Rolls-Royce Phantom III 1936
Coachwork by in style of Vanvooren
Chassis no. 3AZ72
Engine no. D84W
To be sold without reserve.
•Spectacular body constructed to the exact dimensions of a Vanvooren DHC
•Attractive period-style colour scheme
•Present ownership since 2004
•Engine fully rebuilt
•Well documented history
'The most captious critic is obliged to admit that a Phantom III provides all that can be wished for in a large luxury motor-car. The comfort, silence and road-holding with really impressive acceleration and maximum speed made a combination of virtues which few cars of the time could equal.' - Anthony Bird, Rolls-Royce Motor Cars, 1964.
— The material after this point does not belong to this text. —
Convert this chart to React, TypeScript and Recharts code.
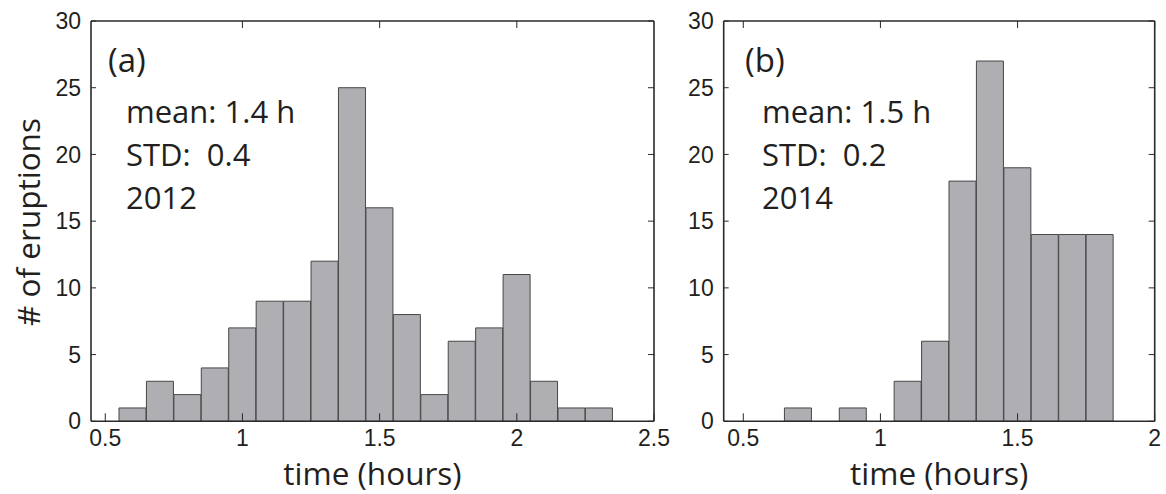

Perhaps the most outstanding luxury car of the 1930s - certainly on this side of the Channel - was the Rolls-Royce Phantom III. Introduced in 1936, the 7,340cc V12-engined Phantom III succeeded the Phantom II, the six-cylinder engine of which was considered to be at the end of its development life. The choice of a V12 configuration was a logical one for Rolls-Royce, the company already having had considerable experience of manufacturing V12 aero engines such as that used in the record-breaking Supermarine S6B seaplane. No doubt another consideration was the need to match the multi-cylinder opposition, notably the V16 Cadillac and V12 Hispano-Suiza.
A state-of-the-art design employing advanced materials and techniques such as 'skeleton' cylinder blocks with wet liners and aluminium alloy cylinder heads, the PIII V12 produced 165bhp in its debut form. The maximum output was subsequently raised to 180 brake horsepower, which was sufficient to propel later examples to 100mph, earlier models being capable of around 90. Its engine configuration aside, the Phantom III represents an important milestone in the history of Rolls-Royce cars, being the first with independent front suspension. Including 10 experimental cars, only 727 Phantom IIIs were made between 1936 and 1940, of which around 300 exist worldwide today.
Lawrence Dalton's definitive work, Rolls-Royce, The Derby Phantoms, records that chassis number '3AZ72' was originally bodied as a saloon-with-division by Windovers. The car's first owner was one Alfred Sainsbury of Cadogan Square, London SW1, who was followed by one C S Pollock of Crowborough, Sussex in 1947. The Phantom is known to have remained in the UK until at least 1960. Many years later the car formed part of the famous Max Lips Collection in Holland and was on museum display there. The present owner purchased the car at Bonhams' Rockingham Castle Sale in June 2004 (Lot 509) at which time it still had the Windovers saloon body.
A new Vanvooren-style drophead coupé body was fitted, having been constructed to the exact measurements of an original Phantom III Vanvooren DHC. At the same time a new bespoke soft-top was installed and the interior reupholstered in leather, the seats being of an ergonomic, multi-adjustable design. Executed in two-tone light/mid blue, the attractive colour scheme was inspired by those popular in the 1930s and subsequently applied by Vanvooren. The engine was completely dismantled and rebuilt, and the chassis restored to 'as new' condition.
A beautiful 'Art Deco' masterpiece, this unique Phantom III comes complete with an extensive history file containing instruction manuals, handbooks, technical literature, restoration photographs, Netherlands registration papers, and records of former owners.